Their post-conference score sheet was:
Challenge | Contribution of EVs in tackling the Challenge |
Congestion | Nil |
Inactive Lifestyles – Obesity, CHD etc | Nil |
Promoting walking | Nil |
Promoting cycling | Nil |
Road safety | Nil |
Loneliness, Mental Health | Nil |
Air pollution | Some improvement – but not a panacea |
Noise | Some improvement at junctions (main noise source above 20mph is tyre noise) |
Freeing up limited urban space | Increases competition |
Clutter/aesthetics | Adds to clutter |
Obstruction of footways | EVs a potential problem |
Limited natural resources | EV batteries a significant problem |
Viewed in this way, adapting Edinburgh to accommodate the needs of EVs is not automatically the way to go.
The City Mobility Plan 2021-2030 envisages regional transport hubs ‘evolving’ on the edge of the city that will include EV charging points, where longer distance commuters can top up their cars while taking public transport for the last leg of their journeys or embarking on active travel.
Similar hubs are also intended for new developments and existing neighbourhoods. However, is it contradictory both to seek to limit parking in new developments and also to require charging points in the same development? Additionally, if home-charging tilts consumer preferences towards homes that can accommodate cars within the curtilage, developers are liable to argue that this should shape decisions on the viability of housing types and densities, and hence on the release of greenfield and Green Belt sites.
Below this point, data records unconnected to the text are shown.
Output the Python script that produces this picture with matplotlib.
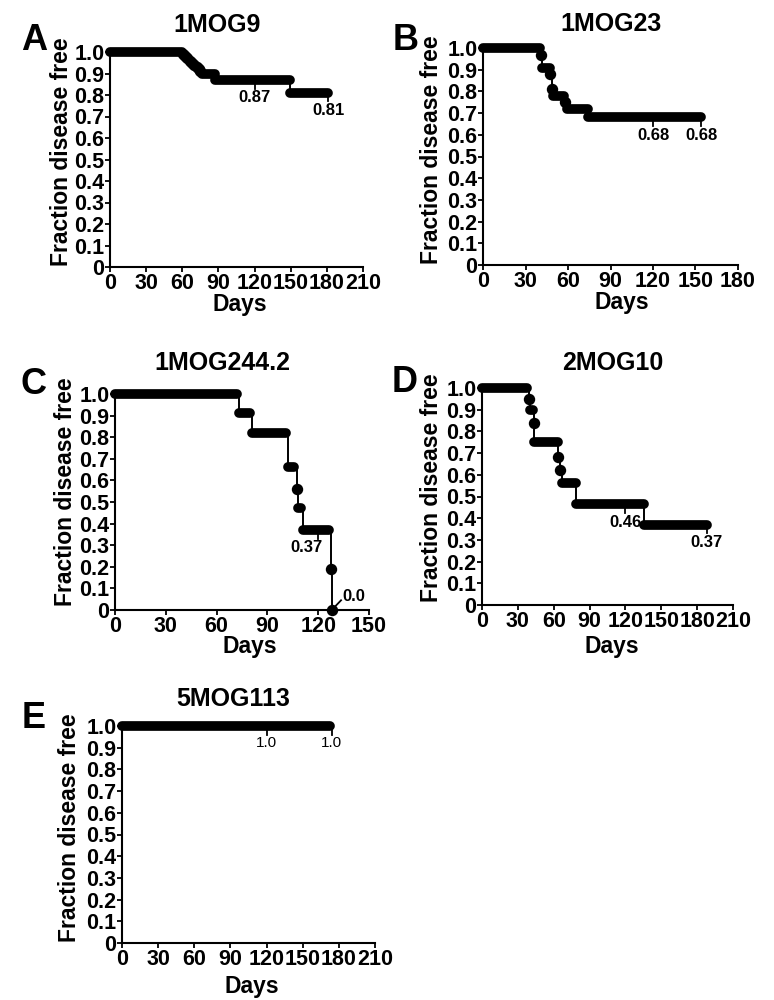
import numpy as np
import matplotlib.pyplot as plt

plt.rcParams['font.family'] = ['Liberation Sans', 'DejaVu Sans']
plt.rcParams['font.weight'] = 'bold'

# plateaus of each Kaplan-Meier curve: start day, end day, fraction free
# (start == end means a single point)
a_start = [0, 61, 62.5, 64, 66, 68, 70, 72, 74, 75, 76, 87, 149]
a_end = [60, 61, 62.5, 64, 66, 68, 70, 72, 74, 75, 87, 149, 181]
a_level = [1.0, 0.99, 0.98, 0.97, 0.96, 0.95, 0.94, 0.93, 0.92, 0.91, 0.90, 0.87, 0.81]
a_note_day = [120, 181]
a_note_val = [0.87, 0.81]
a_note_txt = ["0.87", "0.81"]

b_start = [0, 41, 41.5, 47.5, 49, 49.5, 58, 59, 74]
b_end = [40, 41, 47, 47.5, 49, 57.5, 58, 74, 154]
b_level = [1.0, 0.97, 0.91, 0.88, 0.81, 0.78, 0.75, 0.72, 0.68]
b_note_day = [120, 154]
b_note_val = [0.68, 0.68]
b_note_txt = ["0.68", "0.68"]

c_start = [0, 73, 81, 102, 107.5, 108, 111, 127.5, 128]
c_end = [72, 80, 101, 106, 107.5, 110, 126.5, 127.5, 128]
c_level = [1.0, 0.91, 0.82, 0.66, 0.56, 0.47, 0.37, 0.19, 0.0]
c_note_day = [120]
c_note_val = [0.37]
c_note_txt = ["0.37"]

d_start = [0, 39.5, 40.5, 43.5, 43.5, 64, 65.5, 67, 79, 135.5]
d_end = [37.5, 39.5, 43, 43.5, 63.5, 64, 65.5, 78.5, 135.5, 188]
d_level = [1.0, 0.95, 0.90, 0.84, 0.75, 0.68, 0.62, 0.56, 0.465, 0.37]
d_note_day = [120, 188]
d_note_val = [0.465, 0.37]
d_note_txt = ["0.46", "0.37"]

e_start = [0]
e_end = [173]
e_level = [1.0]
e_note_day = [120, 174]
e_note_val = [1.0, 1.0]
e_note_txt = ["1.0", "1.0"]

letters = ["A", "B", "C", "D", "E"]
titles = ["1MOG9", "1MOG23", "1MOG244.2", "2MOG10", "5MOG113"]
x_max = [210, 180, 150, 210, 210]

curves = [
    (a_start, a_end, a_level, a_note_day, a_note_val, a_note_txt),
    (b_start, b_end, b_level, b_note_day, b_note_val, b_note_txt),
    (c_start, c_end, c_level, c_note_day, c_note_val, c_note_txt),
    (d_start, d_end, d_level, d_note_day, d_note_val, d_note_txt),
    (e_start, e_end, e_level, e_note_day, e_note_val, e_note_txt),
]

# layout in pixels: axes x0, x1, y(1.0), y(0); title, letter, xlabel, ylabel centres
W, H = 774, 1000
boxes = [(110, 363, 52, 267), (483, 738, 48, 265), (115, 369, 394, 610),
         (482, 733, 388, 605), (122, 375, 726, 943)]
title_pos = [(217, 25), (611, 24), (222, 363), (613, 363), (233, 699)]
letter_pos = [(34, 40), (406, 41), (34, 385), (405, 383), (34, 718)]
xlab_pos = [(240, 304), (622, 302), (250, 647), (612, 647), (252, 986)]
ylab_pos = [(61, 152), (432, 150), (65, 492), (432, 488), (69, 828)]
# horizontal shift of note labels (days), C's label sits left of its tick
note_shift = [0, 0, -7, 0, 0]

fig = plt.figure(figsize=(W / 100, H / 100), dpi=100)


def fx(x):
    return x / W


def fy(y):
    return 1 - y / H


for i in range(5):
    x0, x1, yt, yb = boxes[i]
    ax = fig.add_axes([fx(x0), fy(yb), (x1 - x0) / W, (yb - yt) / H])
    start, end, level, nday, nval, ntxt = curves[i]

    # thin step line through the curve
    xs, ys = [], []
    for k in range(len(start)):
        nxt = start[k + 1] if k + 1 < len(start) else end[k]
        xs += [start[k], nxt]
        ys += [level[k], level[k]]
    ax.plot(xs, ys, color='black', lw=1.4, clip_on=False, zorder=3)

    # thick censored plateaus and single points
    for s, e, l in zip(start, end, level):
        if e > s:
            ax.plot([s, e], [l, l], color='black', lw=7,
                    solid_capstyle='round', clip_on=False, zorder=4)
        else:
            ax.plot([s], [l], 'o', color='black', ms=7.2, clip_on=False, zorder=4)

    # value notes under the curve
    for d, v, t in zip(nday, nval, ntxt):
        if v == 0:
            continue
        ax.plot([d, d], [v, v - 0.04], color='black', lw=1.3, clip_on=False)
        if i == 4:
            ax.text(d, v - 0.048, t, ha='center', va='top', fontsize=11,
                    fontweight='normal')
        else:
            ax.text(d + note_shift[i], v - 0.048, t, ha='center', va='top',
                    fontsize=12)

    if i == 2:
        ax.plot([c_start[-1], 133.5], [0, 0.045], color='black', lw=1.3,
                clip_on=False, zorder=5)
        ax.text(134.5, 0.04, "0.0", ha='left', va='baseline', fontsize=12)

    ax.set_xlim(0, x_max[i])
    ax.set_ylim(0, 1.0)
    ax.set_xticks(np.arange(0, x_max[i] + 1, 30))
    ax.set_yticks(np.round(np.arange(0, 1.01, 0.1), 1))
    ax.set_yticklabels(["0"] + ["%.1f" % v for v in np.arange(0.1, 1.01, 0.1)])
    for side in ['top', 'right']:
        ax.spines[side].set_visible(False)
    for side in ['left', 'bottom']:
        ax.spines[side].set_linewidth(1.5)
    ax.tick_params(direction='out', length=3.5, width=1.3, labelsize=15.5, pad=0.5)
    ax.patch.set_alpha(0)

    fig.text(fx(title_pos[i][0]), fy(title_pos[i][1]), titles[i],
             ha='center', va='center', fontsize=18)
    fig.text(fx(letter_pos[i][0]), fy(letter_pos[i][1]), letters[i],
             ha='center', va='center', fontsize=26)
    fig.text(fx(xlab_pos[i][0]), fy(xlab_pos[i][1]), "Days",
             ha='center', va='center', fontsize=16.5)
    fig.text(fx(ylab_pos[i][0]), fy(ylab_pos[i][1]), "Fraction disease free",
             ha='center', va='center', rotation=90, fontsize=16.5)

fig.savefig("out.png", dpi=100)
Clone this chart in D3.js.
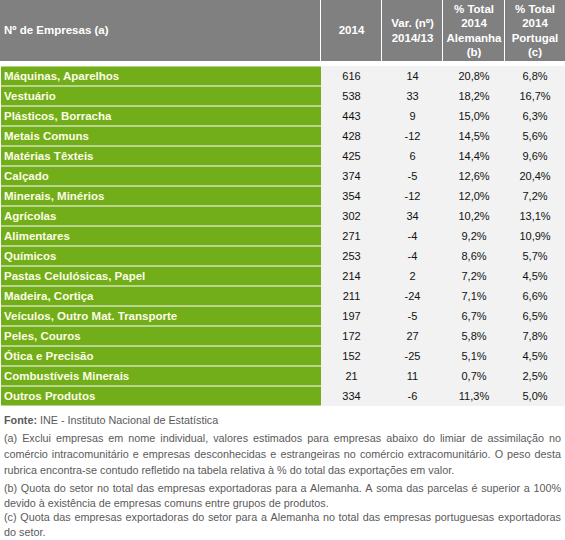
<!DOCTYPE html>
<html><head><meta charset="utf-8">
<script src="https://cdn.jsdelivr.net/npm/d3@7"></script>
<style>
html,body{margin:0;padding:0;background:#fff;}
svg{display:block;font-family:"Liberation Sans",Arial,sans-serif;}
</style></head>
<body>
<script>
const categories = ["Máquinas, Aparelhos","Vestuário","Plásticos, Borracha","Metais Comuns","Matérias Têxteis","Calçado","Minerais, Minérios","Agrícolas","Alimentares","Químicos","Pastas Celulósicas, Papel","Madeira, Cortiça","Veículos, Outro Mat. Transporte","Peles, Couros","Ótica e Precisão","Combustíveis Minerais","Outros Produtos"];
const empresas2014 = [616,538,443,428,425,374,354,302,271,253,214,211,197,172,152,21,334];
const variacao = [14,33,9,-12,6,-5,-12,34,-4,-4,2,-24,-5,27,-25,11,-6];
const pctAlemanha = [20.8,18.2,15.0,14.5,14.4,12.6,12.0,10.2,9.2,8.6,7.2,7.1,6.7,5.8,5.1,0.7,11.3];
const pctPortugal = [6.8,16.7,6.3,5.6,9.6,20.4,7.2,13.1,10.9,5.7,4.5,6.6,6.5,7.8,4.5,2.5,5.0];
const headers = [["Nº de Empresas (a)"],["2014"],["Var. (nº)","2014/13"],["% Total","2014","Alemanha","(b)"],["% Total","2014","Portugal","(c)"]];
const fonte = "INE - Instituto Nacional de Estatística";
const notes = [
  {lines:["(a) Exclui empresas em nome individual, valores estimados para empresas abaixo do limiar de assimilação no","comércio intracomunitário e empresas desconhecidas e estrangeiras no comércio extracomunitário. O peso desta","rubrica encontra-se contudo refletido na tabela relativa à % do total das exportações em valor."]},
  {lines:["(b) Quota do setor no total das empresas exportadoras para a Alemanha. A soma das parcelas é superior a 100%","devido à existência de empresas comuns entre grupos de produtos."]},
  {lines:["(c) Quota das empresas exportadoras do setor para a Alemanha no total das empresas portuguesas exportadoras","do setor."]}
];

const W = 565, H = 540;
const svg = d3.select("body").append("svg").attr("width", W).attr("height", H);

const colEdges = [0, 321, 382, 443, 505, 565];
const cols = d3.range(5);
const colX = d3.scaleOrdinal().domain(cols).range(colEdges.slice(0,5));
const colW = i => colEdges[i+1] - colEdges[i];

const y = d3.scaleBand().domain(categories).range([66, 406]).paddingInner(0.05).paddingOuter(0.025);
const loc = d3.formatLocale({decimal:",", thousands:".", grouping:[3], currency:["","€"]});
const fPct = v => loc.format(".1f")(v) + "%";

// header
const hg = svg.append("g");
hg.selectAll("rect").data(cols).join("rect")
  .attr("x", i => colX(i)).attr("y", 0)
  .attr("width", i => colW(i) - (i < 4 ? 1 : 0)).attr("height", 61)
  .attr("fill", "#808080");
const lineYs = {1:[30],2:[22.5,37.5],4:[8.5,23,37.5,52]};
cols.forEach(i => {
  const lines = headers[i];
  const ys = lineYs[lines.length];
  lines.forEach((t, k) => {
    hg.append("text")
      .attr("x", i === 0 ? 4 : colX(i) + colW(i)/2)
      .attr("y", ys[k]).attr("dy", "0.35em")
      .attr("text-anchor", i === 0 ? "start" : "middle")
      .attr("fill", "#ffffff").attr("font-weight", "bold").attr("font-size", "11.5px")
      .text(t);
  });
});

// data background
svg.append("rect").attr("x", colEdges[1]).attr("y", 66).attr("width", W - colEdges[1]).attr("height", 340).attr("fill", "#f2f2f2");

const rows = svg.append("g").selectAll("g").data(categories).join("g")
  .attr("transform", d => `translate(0,${y(d)})`);
rows.append("rect").attr("x", 1).attr("y", 0).attr("width", colEdges[1]-1).attr("height", y.bandwidth())
  .attr("fill", "#71ae1a");
rows.append("text").attr("x", 4).attr("y", y.bandwidth()/2).attr("dy", "0.35em")
  .attr("fill", "#fdfde4").attr("font-weight", "bold").attr("font-size", "11.5px")
  .text(d => d);
const vals = [empresas2014.map(String), variacao.map(String), pctAlemanha.map(fPct), pctPortugal.map(fPct)];
vals.forEach((arr, c) => {
  rows.append("text")
    .attr("x", colX(c+1) + colW(c+1)/2)
    .attr("y", y.bandwidth()/2).attr("dy", "0.35em")
    .attr("text-anchor", "middle").attr("fill", "#111").attr("font-size", "11px")
    .text((d, i) => arr[i]);
});

// footnotes
const fg = svg.append("g").attr("fill", "#5a5a5a").attr("font-size", "10.8px");
const ft = fg.append("text").attr("x", 4).attr("y", 420).attr("dy", "0.35em");
ft.append("tspan").attr("font-weight", "bold").text("Fonte:");
ft.append("tspan").text(" " + fonte);

const left = 4, right = 561;
function justifyLine(text, yPos, justify) {
  if (!justify) {
    fg.append("text").attr("x", left).attr("y", yPos).attr("dy", "0.35em").text(text);
    return;
  }
  const words = text.split(" ");
  const tmp = words.map(w => fg.append("text").attr("y", yPos).attr("dy", "0.35em").text(w));
  const widths = tmp.map(t => t.node().getComputedTextLength());
  const total = d3.sum(widths);
  const gap = (right - left - total) / (words.length - 1);
  let x = left;
  tmp.forEach((t, k) => { t.attr("x", x); x += widths[k] + gap; });
}
const noteYs = [[438,454,470],[488,503],[517,532]];
notes.forEach((n, ni) => {
  n.lines.forEach((l, li) => justifyLine(l, noteYs[ni][li], li < n.lines.length - 1));
});
</script>
</body></html>
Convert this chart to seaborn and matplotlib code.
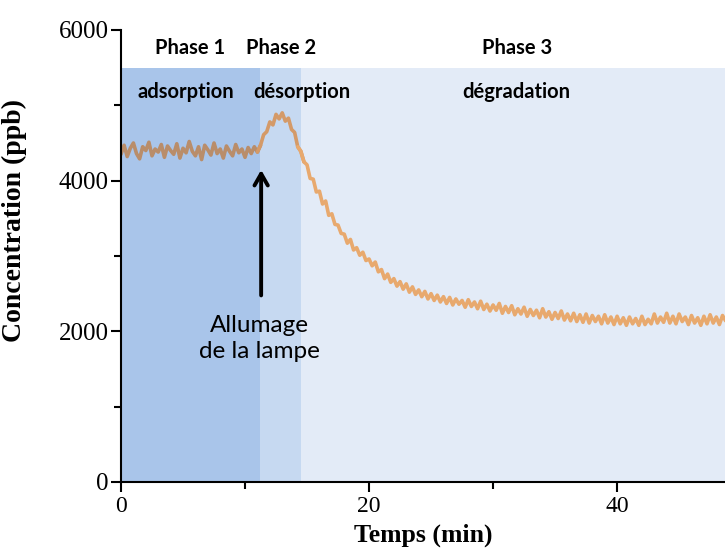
import numpy as np
import pandas as pd
import matplotlib
matplotlib.use("Agg")
import matplotlib.pyplot as plt
import seaborn as sns
from matplotlib.ticker import MultipleLocator

# concentration, one value every 0.25 min
conc_phase1 = [4350, 4470, 4320, 4430, 4500, 4360, 4290, 4450, 4400, 4510,
               4330, 4420, 4380, 4480, 4310, 4460, 4400, 4350, 4490, 4300,
               4430, 4370, 4520, 4390, 4330, 4450, 4280, 4470, 4410, 4340,
               4500, 4360, 4420, 4300, 4460, 4390, 4330, 4480, 4370, 4420,
               4310, 4440, 4360, 4450, 4380]
conc_phase2 = [4470, 4610, 4650, 4780, 4740, 4880, 4820, 4900, 4790, 4830,
               4680, 4640, 4450, 4390]
conc_phase3 = [4250, 4210, 4030, 4020, 3850, 3860, 3690, 3730, 3540, 3560,
               3420, 3410, 3300, 3290, 3170, 3220, 3080, 3110, 3010, 3050,
               2940, 2960, 2870, 2920, 2790, 2820, 2700, 2760, 2650, 2700,
               2600, 2660, 2560, 2630, 2520, 2590, 2490, 2550, 2460, 2530,
               2430, 2500, 2410, 2480, 2390, 2460, 2370, 2450, 2350, 2430,
               2360, 2410, 2320, 2420, 2330, 2390, 2300, 2400, 2290, 2360,
               2270, 2350, 2280, 2370, 2240, 2330, 2250, 2340, 2220, 2300,
               2230, 2320, 2200, 2290, 2210, 2280, 2180, 2300, 2190, 2260,
               2160, 2250, 2170, 2270, 2150, 2230, 2140, 2240, 2130, 2220,
               2120, 2230, 2110, 2210, 2130, 2200, 2100, 2220, 2110, 2190,
               2090, 2200, 2100, 2180, 2080, 2190, 2100, 2170, 2080, 2200,
               2090, 2160, 2100, 2230, 2110, 2190, 2120, 2240, 2110, 2200,
               2100, 2230, 2130, 2190, 2090, 2210, 2110, 2180, 2080, 2200,
               2100, 2220, 2110, 2190, 2090, 2210, 2140]
step = 0.25

phase_bounds = [0, 11.2, 14.5, 48.7]
phase_names = ["Phase 1", "Phase 2", "Phase 3"]
phase_desc = ["adsorption", "désorption", "dégradation"]
shade_colors = ["#a9c5ea", "#c6d9f1", "#e3ebf7"]
line_colors = ["#b98d6a", "#d49a68", "#e8a96e"]
shade_top = 5500

conc = conc_phase1 + conc_phase2 + conc_phase3
df = pd.DataFrame({"temps": np.arange(len(conc)) * step, "conc": conc})

sns.set_theme(style="ticks")
plt.rcParams["font.family"] = ["Liberation Serif", "DejaVu Serif"]
plt.rcParams["text.color"] = "black"
plt.rcParams["axes.labelcolor"] = "black"

fig = plt.figure(figsize=(7.25, 5.51), dpi=100)
ax = fig.add_axes([121 / 725, 69 / 551, 604 / 725, 452 / 551])

for i in range(3):
    ax.fill_between([phase_bounds[i], phase_bounds[i + 1]], 0, shade_top,
                    color=shade_colors[i], lw=0, zorder=0)
    # segment of the curve in this phase (one point of overlap so it joins)
    seg = df[(df.temps >= phase_bounds[i] - step) & (df.temps <= phase_bounds[i + 1] + step)]
    sns.lineplot(data=seg, x="temps", y="conc", ax=ax, color=line_colors[i],
                 lw=2.6, estimator=None, zorder=2)

label_x = [5.6, 12.9, 31.9]
desc_x = [5.2, 14.6, 31.9]
sans = ["Lato", "DejaVu Sans"]
for i in range(3):
    ax.text(label_x[i], 5760, phase_names[i], ha="center", va="center",
            family=sans, weight="bold", fontsize=14.5)
    ax.text(desc_x[i], 5180, phase_desc[i], ha="center", va="center",
            family=sans, weight="bold", fontsize=14.5)

ax.annotate("", xy=(11.3, 4180), xytext=(11.3, 2440),
            arrowprops=dict(arrowstyle="->,head_length=0.7,head_width=0.4",
                            lw=2.8, color="black"), zorder=3)
ax.text(11.2, 1900, "Allumage\nde la lampe", ha="center", va="center",
        family=sans, fontsize=17.5, linespacing=1.3)

ax.set_xlim(0, 48.7)
ax.set_ylim(0, 6000)
ax.xaxis.set_major_locator(MultipleLocator(20))
ax.xaxis.set_minor_locator(MultipleLocator(10))
ax.yaxis.set_major_locator(MultipleLocator(2000))
ax.yaxis.set_minor_locator(MultipleLocator(1000))
ax.tick_params(which="major", length=7, width=1.5, direction="out",
               colors="black", labelcolor="black")
ax.tick_params(which="minor", length=5, width=1.5, direction="out", colors="black")
ax.tick_params(axis="y", labelsize=18, pad=2)
ax.tick_params(axis="x", labelsize=17, pad=3)

ax.set_xlabel("Temps (min)", fontsize=18.5, weight="bold", labelpad=5)
ax.set_ylabel("Concentration (ppb)", fontsize=20, weight="bold")
ax.yaxis.set_label_coords(-0.155, 0.578)

sns.despine(ax=ax)
for s in ["left", "bottom"]:
    ax.spines[s].set_linewidth(1.5)
    ax.spines[s].set_color("black")
    ax.spines[s].set_zorder(4)

fig.savefig("out.png", dpi=100)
This, in turn, would exacerbate mobility challenges, not reduce them.
Summary
The move to phase out petrol and diesel is clearly a step to a greener future, but elides the wider question of how Edinburgh is to handle traffic, enhance its streets, improve residents’ health and wellbeing, and continue to function as a leading city for business and innovation?
Answers are not easy, but there needs to be more discussion with and amongst citizens than we have had so far. The advent of EVs needs to be the start, not the end, of more searching thought about the future of our city.